Annie Viswanathan, director of Bail for Immigration Detainees, which coordinated the letter, said: “Since the start of the pandemic, extremely severe lockdown conditions have become commonplace, with most of our clients held in prisons locked in their cells for 23 hours per day.

“These conditions amount to prolonged solitary confinement which is banned under international law due to the incredibly harmful mental and physical health consequences. It is particularly dangerous for people who are already vulnerable including survivors of human trafficking.”

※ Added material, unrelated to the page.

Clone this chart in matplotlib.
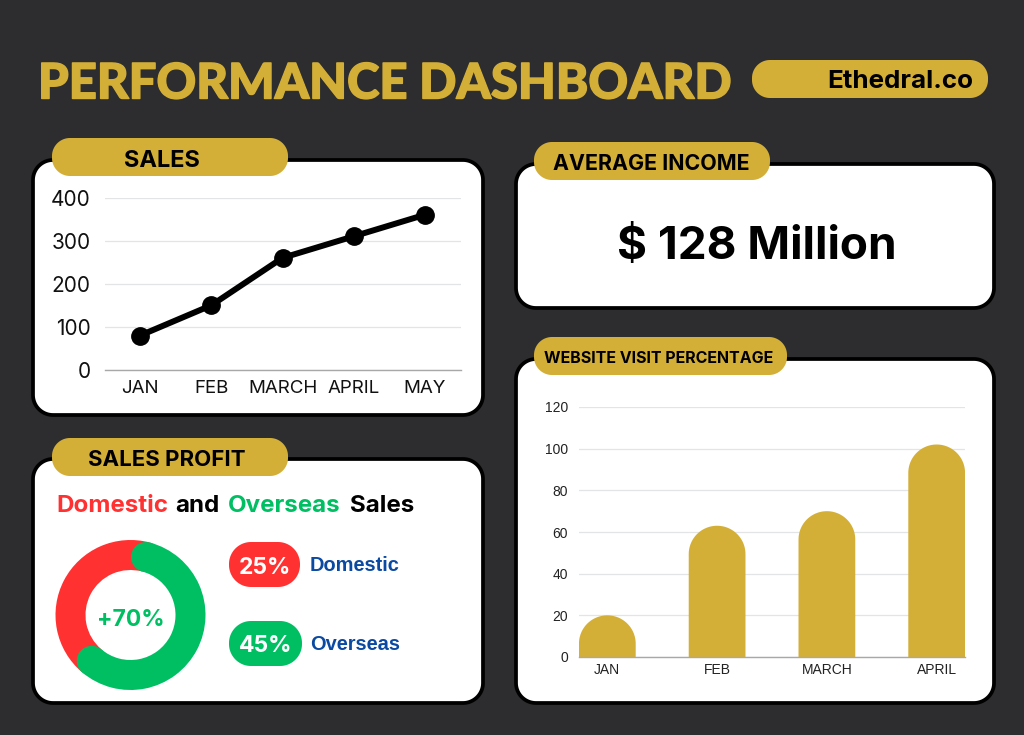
#!/usr/bin/env python3
"""Performance dashboard: sales line, visit bars, profit donut, income card."""
import numpy as np
import matplotlib
matplotlib.use('Agg')
import matplotlib.pyplot as plt
import matplotlib.patheffects as pe
from matplotlib.patches import Circle, Polygon

W, H = 1024, 735

BG = '#2d2d2f'
GOLD = '#d4af37'
RED = '#ff3131'
GREEN = '#00bf63'
BLUE = '#0b4aa2'
GRID = '#e2e4e6'
AXIS = '#a8a8a8'

HEAD_FONT = 'Lato'
TITLE_FONT = 'Inter'
BODY_FONT = 'Inter'
ARIAL = 'Liberation Sans'

sales_months = ['JAN', 'FEB', 'MARCH', 'APRIL', 'MAY']
sales_values = [80, 150, 260, 310, 360]
sales_ticks = [0, 100, 200, 300, 400]

visit_months = ['JAN', 'FEB', 'MARCH', 'APRIL']
visit_values = [20, 63, 70, 102]
visit_ticks = [0, 20, 40, 60, 80, 100, 120]

donut_labels = ['Overseas', 'Domestic']
donut_shares = [57, 43]
donut_colors = [GREEN, RED]


def px_axes(fig, x0, y0, x1, y1):
    # axes from pixel box, y measured from the top of the image
    ax = fig.add_axes([x0 / W, 1 - y1 / H, (x1 - x0) / W, (y1 - y0) / H])
    ax.patch.set_alpha(0)
    return ax


def rbox(ax, x0, y0, x1, y1, r, fc, ec='none', lw=0):
    # true circular corners, FancyBboxPatch corners come out too square
    pts = []
    for cx, cy, a in [(x1 - r, y0 + r, -90), (x1 - r, y1 - r, 0),
                      (x0 + r, y1 - r, 90), (x0 + r, y0 + r, 180)]:
        t = np.radians(np.linspace(a, a + 90, 24))
        pts.append(np.c_[cx + r * np.cos(t), cy + r * np.sin(t)])
    ax.add_patch(Polygon(np.vstack(pts), closed=True, fc=fc, ec=ec, lw=lw))


def style_chart(ax, ticks, labels, font, xsize, ysize, color, xpad, ypad):
    for name, spine in ax.spines.items():
        spine.set_visible(name == 'bottom')
    ax.spines['bottom'].set_color(AXIS)
    ax.spines['bottom'].set_linewidth(1.0)
    ax.set_yticks(ticks)
    ax.grid(True, axis='y', color=GRID, lw=0.9)
    ax.set_axisbelow(True)
    ax.tick_params(axis='x', length=0, pad=xpad, labelsize=xsize, labelcolor=color)
    ax.tick_params(axis='y', length=0, pad=ypad, labelsize=ysize, labelcolor=color)
    ax.set_xticks(range(len(labels)))
    ax.set_xticklabels(labels)
    for t in ax.get_xticklabels() + ax.get_yticklabels():
        t.set_fontfamily(font)


fig = plt.figure(figsize=(W / 100, H / 100), dpi=100, facecolor=BG)

base = fig.add_axes([0, 0, 1, 1])
base.set_xlim(0, W)
base.set_ylim(H, 0)
base.axis('off')

# white cards
for box in [(33, 160, 483, 415), (33, 459, 483, 703),
            (516, 164, 994, 308), (516, 359, 994, 703)]:
    rbox(base, *box, 20, 'white', 'black', 2.7)

# gold headers
rbox(base, 752, 60, 988, 98, 18, GOLD)
rbox(base, 52, 138, 288, 176, 18, GOLD)
rbox(base, 52, 438, 288, 476, 18, GOLD)
rbox(base, 534, 142, 770, 180, 18, GOLD)
rbox(base, 534, 337, 787, 375, 18, GOLD)

title = base.text(38, 80, 'PERFORMANCE DASHBOARD', color=GOLD, fontsize=35.3, fontweight='black',
                  family=HEAD_FONT, va='center_baseline')
title.set_path_effects([pe.withStroke(linewidth=1.0, foreground=GOLD)])
base.text(900, 79, 'Ethedral.co', color='black', fontsize=18.7, fontweight='bold',
          family=TITLE_FONT, ha='center', va='center_baseline')
base.text(162, 158, 'SALES', fontsize=17, fontweight='bold', family=TITLE_FONT,
          ha='center', va='center_baseline')
base.text(167, 458, 'SALES PROFIT', fontsize=16, fontweight='bold', family=TITLE_FONT,
          ha='center', va='center_baseline')
base.text(651, 162, 'AVERAGE INCOME', fontsize=15.4, fontweight='bold', family=TITLE_FONT,
          ha='center', va='center_baseline')
base.text(659, 357, 'WEBSITE VISIT PERCENTAGE', fontsize=11.5, fontweight='bold',
          family=TITLE_FONT, ha='center', va='center_baseline')
base.text(757, 242, '$ 128 Million', fontsize=33, fontweight='bold', family=TITLE_FONT,
          ha='center', va='center_baseline')

# donut heading in four colours
for x, word, col in [(56, 'Domestic', RED), (175, 'and', 'black'),
                     (228, 'Overseas', GREEN), (350, 'Sales', 'black')]:
    base.text(x, 512, word, color=col, fontsize=17.4, fontweight='bold',
              family=TITLE_FONT, va='baseline')

# legend pills
rbox(base, 229, 542, 300, 587, 22, RED)
rbox(base, 229, 621, 302, 666, 22, GREEN)
base.text(264.5, 565, '25%', color='white', fontsize=16.5, fontweight='bold',
          family=TITLE_FONT, ha='center', va='center_baseline')
base.text(265.5, 644, '45%', color='white', fontsize=16.5, fontweight='bold',
          family=TITLE_FONT, ha='center', va='center_baseline')
base.text(310, 571, 'Domestic', color=BLUE, fontsize=14.4, fontweight='bold',
          family=ARIAL, va='baseline')
base.text(310, 650, 'Overseas', color=BLUE, fontsize=14.4, fontweight='bold',
          family=ARIAL, va='baseline')

# sales line
ax_sales = px_axes(fig, 104.5, 197.5, 460.5, 370)
ax_sales.plot(range(len(sales_values)), sales_values, color='black', lw=4.3,
              marker='o', ms=12.5, clip_on=False)
ax_sales.set_xlim(-0.5, 4.5)
ax_sales.set_ylim(0, 400)
style_chart(ax_sales, sales_ticks, sales_months, BODY_FONT, 13.5, 15, '#111111', 7, 10)

# visit bars with round tops
ax_visit = px_axes(fig, 579, 407, 965, 657)
bar_w = 0.517
cap_h = 13.6  # top radius in value units
t = np.linspace(0, np.pi, 60)
for i, v in enumerate(visit_values):
    xs = np.r_[i + bar_w / 2, i + bar_w / 2 * np.cos(t), i - bar_w / 2]
    ys = np.r_[0, v - cap_h + cap_h * np.sin(t), 0]
    ax_visit.fill(xs, ys, color=GOLD, lw=0)
ax_visit.set_xlim(-0.258, 3.258)
ax_visit.set_ylim(0, 120)
style_chart(ax_visit, visit_ticks, visit_months, ARIAL, 10, 10, '#222222', 4.5, 8)

# donut with round ends on the green arc
ax_donut = px_axes(fig, 48, 532.5, 213, 697.5)
start = 75
ax_donut.pie(donut_shares, colors=donut_colors, radius=1, startangle=start,
             counterclock=False, wedgeprops=dict(width=0.4, lw=0))
ax_donut.set_xlim(-1.1, 1.1)
ax_donut.set_ylim(-1.1, 1.1)
end = start - 360 * donut_shares[0] / sum(donut_shares)
for ang in (start, end):
    ax_donut.add_patch(Circle((0.8 * np.cos(np.radians(ang)), 0.8 * np.sin(np.radians(ang))),
                              0.2, fc=GREEN, lw=0))
ax_donut.text(0, -0.03, '+70%', color=GREEN, fontsize=16.5, fontweight='bold',
              family=TITLE_FONT, ha='center', va='center_baseline')

fig.savefig('out.png', dpi=100, facecolor=BG)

A lawyer who represents the man quoted above, who did not want to be named due to death threats they have received for representing detainees, said that moving potential trafficking victims back to prison once they’d completed their sentence was a “terrifying practice”.

“The idea that once you’ve been recognised as a possible victim of exploitation you are supposed to begin your recovery period from prison is nonsensical,” they added.

“Many of these cases are criminal exploitation cases where the reason for exploitation is county lines related activities. Often there’s a risk of coming into contact with other individuals affiliated with the traffickers in prison, so it can be potentially very dangerous for some of these young men, and increases the risk of re-trafficking.

“If you have someone really scared and traumatised who has finally started to open up about past experiences of criminal exploitation, it just makes no sense to shove them back in prison.”

A Home Office spokesperson said: “Those held in prison are typically individuals who present a threat to themselves or others and will only be move from an immigration removal centre after a dedicated Home Office team conducts a thorough risk assessment on their suitability to remain.

“Foreign national offenders who abuse our values and laws by committing crimes should be in no doubt of our determination to deport them.”